Somers Eye Center specializes in helping patients see clearly by providing a wide range of correction choices such as glasses, contact lenses, laser vision and lens implants.
Common vision problems include:
Nearsightedness, or myopia, occurs when viewing objects from a distance is blurred.
Farsightedness, or hyperopia, is a common condition in which objects up close are blurry. Squinting, eyestrain or headache after a prolonged period of tasks such as reading, writing or using a computer are common symptoms of this condition.
Presbyopia describes the gradual loss of the ability to focus on nearby objects, most recognizable when reading from an arm’s distance away.

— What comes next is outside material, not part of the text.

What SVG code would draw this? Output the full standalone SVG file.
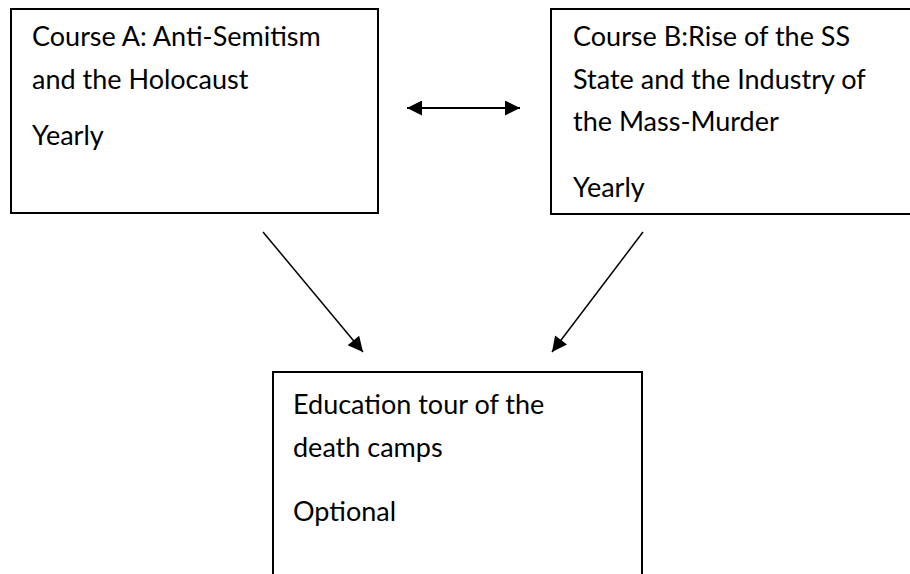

Astigmatism is a common and easily treatable imperfection in the curvature of your eye causing blurred vision. Signs may also include eyestrain, headaches or visual distortion. This condition may occur in combination with nearsightedness or farsightedness.
One vision correction procedure is called monovision, which is created when one eye is corrected for clear distant vision while the other eye is corrected for clear near vision. The visual cortex of the brain learns to only pay attention to the image that it wants to see in focus and ignore the out-of-focus image. Most people who have monovision are able to see well enough at all distances without corrective lenses.

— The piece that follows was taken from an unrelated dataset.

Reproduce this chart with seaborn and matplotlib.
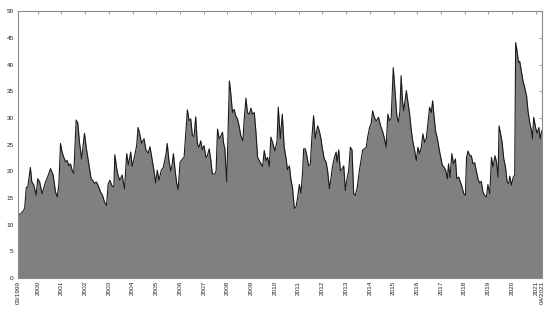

In a nearsighted person around the age of 40, correcting both eyes with LASIK or PRK to see clearly for distance vision means they would probably become dependent on reading glasses to see up close unless they have the monovision procedure. Between the ages of 35 and 45, many people also lose distance vision.
People around the age of 55 to 60 may show signs of cataracts. Removal of the natural lens inside the eye, Refractive Lens Exchange (RLE), can be a better alternative to laser vision correction. After the natural lens is removed, there are a number of intraocular lens (IOL) options to provide a full range of vision.
Those with significant cataracts are not candidates for laser vision correction. Instead, cataract surgery is usually recommended to restore vision. The same IOL options are available to cataract patients as they are for refractive lens exchange patients.